Era a segunda festa da noite. Desta vez, uma para a qual nem sequer tinha sido convidado. Senti-me a mais. Usavam arrobas e cardinais, eram monossilábicos, seguia-se pessoas, aceitava-se coisas de estranhos. Onde é que me vim meter?

Uma semana depois já não vivia sem aquilo. Foi no ecrã de quatro polegadas do meu telemóvel que passei a acompanhar o Mundo desde então. Informatiquês à parte, o Twitter tornou-se o meu jornal da manhã, imune aos dedos humedecidos para virar a página. Foi ali que me tornei um predador do directo. Foi onde gritei golo no Euro. Onde vi o abraço do Obama à Michelle. O salto do Felix. A onda do McNamara. O fumo branco. O Gangnam Style. Até a mala da Pêpa. Enquanto isso, convidavam-me para eventos. Facebook estás à escuta?

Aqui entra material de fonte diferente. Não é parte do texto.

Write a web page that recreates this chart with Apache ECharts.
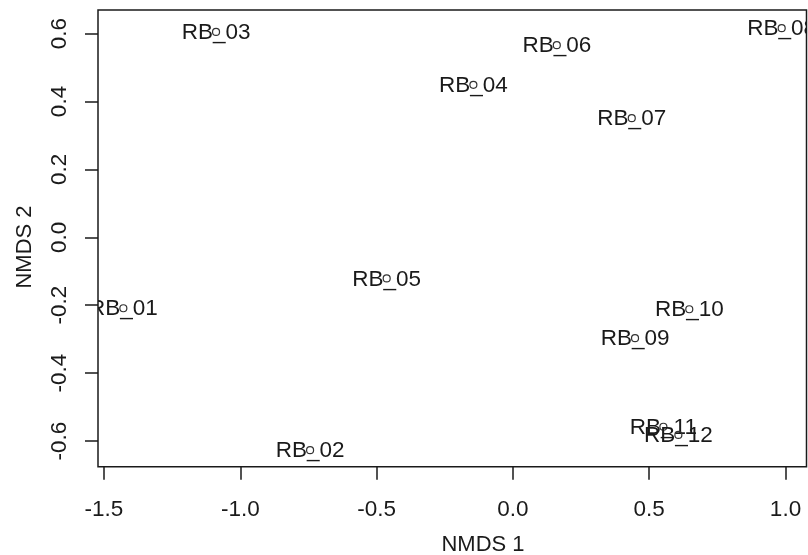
<!DOCTYPE html>
<html>
<head>
<meta charset="utf-8">
<script src="https://cdn.jsdelivr.net/npm/echarts@6/dist/echarts.min.js"></script>
<style>
  html, body { margin: 0; padding: 0; background: #fff; }
  #chart { width: 808px; height: 555px; }
</style>
</head>
<body>
<div id="chart"></div>
<script>
// NMDS site scores
const sites = ['RB_01', 'RB_02', 'RB_03', 'RB_04', 'RB_05', 'RB_06',
               'RB_07', 'RB_08', 'RB_09', 'RB_10', 'RB_11', 'RB_12'];
const nmds1 = [-1.429, -0.744, -1.089, -0.145, -0.463, 0.161,
               0.436, 0.986, 0.448, 0.647, 0.552, 0.607];
const nmds2 = [-0.209, -0.627, 0.605, 0.449, -0.121, 0.566,
               0.351, 0.616, -0.297, -0.212, -0.558, -0.582];
const xTicks = [-1.5, -1.0, -0.5, 0.0, 0.5, 1.0];
const yTicks = [-0.6, -0.4, -0.2, 0.0, 0.2, 0.4, 0.6];

const FONT = '"Liberation Sans", Arial, sans-serif';
const INK = '#1a1a1a';
const FS = 22.5;

const points = sites.map((s, i) => [nmds1[i], nmds2[i]]);

const chart = echarts.init(document.getElementById('chart'));
chart.setOption({
  backgroundColor: '#fff',
  animation: false,
  grid: {
    left: 98, top: 10, right: 1.5, bottom: 88.3,
    show: true, borderColor: INK, borderWidth: 1.5, backgroundColor: 'transparent'
  },
  xAxis: {
    type: 'value',
    min: -1.522, max: 1.077,
    axisLine: { show: false, onZero: false },
    splitLine: { show: false },
    axisTick: {
      show: true, inside: false, length: 13, customValues: xTicks,
      lineStyle: { color: INK, width: 1.5 }
    },
    axisLabel: {
      customValues: xTicks, margin: 32,
      color: INK, fontSize: FS, fontFamily: FONT,
      formatter: v => v.toFixed(1)
    }
  },
  yAxis: {
    type: 'value',
    min: -0.6757, max: 0.6695,
    axisLine: { show: false, onZero: false },
    splitLine: { show: false },
    axisTick: {
      show: true, inside: false, length: 13, customValues: yTicks,
      lineStyle: { color: INK, width: 1.5 }
    },
    axisLabel: {
      customValues: yTicks, margin: 27, rotate: 90,
      color: INK, fontSize: FS, fontFamily: FONT,
      formatter: v => v.toFixed(1)
    }
  },
  graphic: [
    {
      type: 'text', x: 483, y: 545,
      style: { text: 'NMDS 1', align: 'center', verticalAlign: 'middle',
               font: '22px ' + FONT, fill: INK }
    },
    {
      type: 'text', x: 24.5, y: 247, rotation: Math.PI / 2,
      style: { text: 'NMDS 2', align: 'center', verticalAlign: 'middle',
               font: '22px ' + FONT, fill: INK }
    }
  ],
  series: [{
    type: 'custom',
    clip: true,
    data: points,
    renderItem: function (params, api) {
      const p = api.coord([api.value(0), api.value(1)]);
      return {
        type: 'group',
        children: [
          {
            type: 'text',
            x: p[0], y: p[1] + 1,
            style: {
              text: sites[params.dataIndex],
              align: 'center', verticalAlign: 'middle',
              font: FS + 'px ' + FONT, fill: INK
            }
          },
          {
            type: 'circle',
            shape: { cx: p[0], cy: p[1], r: 3.5 },
            style: { fill: 'none', stroke: '#333', lineWidth: 1.2 }
          }
        ]
      };
    }
  }]
});
</script>
</body>
</html>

Hoje, é no Twitter que recebo a minha injecção diária de cultura. Foi lá que também passei a consultar o desporto, outrora refém dos graves nasalados dos comentadores. É onde dreno a minha música. Onde percebi a guitarra de um Norberto Lobo, com o seu Mel Azul. Onde, mais tarde, vi uma Impala nomeá-lo um dos melhores discos de 2012. Foi onde me falaram de um "Amour", o mesmo que o Twitter me contou que concorria ao Oscar, o mesmo onde entra uma Rita Blanco, a mesma que é de um país onde, disse o Twitter, mandaram fechar 49 salas de cinema.

O Twitter é onde procuro e onde encontro. São as minhas páginas amarelas. É o sítio que me levou ao sítio. Foi onde, tutoriais à parte, aprendi a dar o nó à gravata. Onde, até, um seu vizinho ali infiltrado, o Instagram, me vai inundando o quotidiano com sushi e crepes alheios. E sempre fotogénicos, apre! Mas até aí, foi bom. Era a documentação oficial que me faltava para provar lá em casa que as despensas dos outros são melhores que a nossa.

Tanto, e em tão pouco: 140 caracteres. Ao princípio pode custar, ter de decapitar um prefixo ou despromover um “que” a “q” para empacotar tudo num tweet. Com o tempo, entra-se no jogo, que quem lá anda trata as coisas por tu, sem os dribles do português arcaico. É também por essa falta de cerimónia que às vezes se torna polémico. Metam-lhe ao barulho a política, os clubismos ou um simples “primeiro o leite ou os cereais?”, e pode dar que falar.

A certeza de que se fala de tudo, e quase sempre bem, justifica esse risco. Há sempre tema, e se não houver, fala-se do estado do tempo, como se fosse mais uma conversa de elevador, que em vez de limite de peso tem limite de caracteres.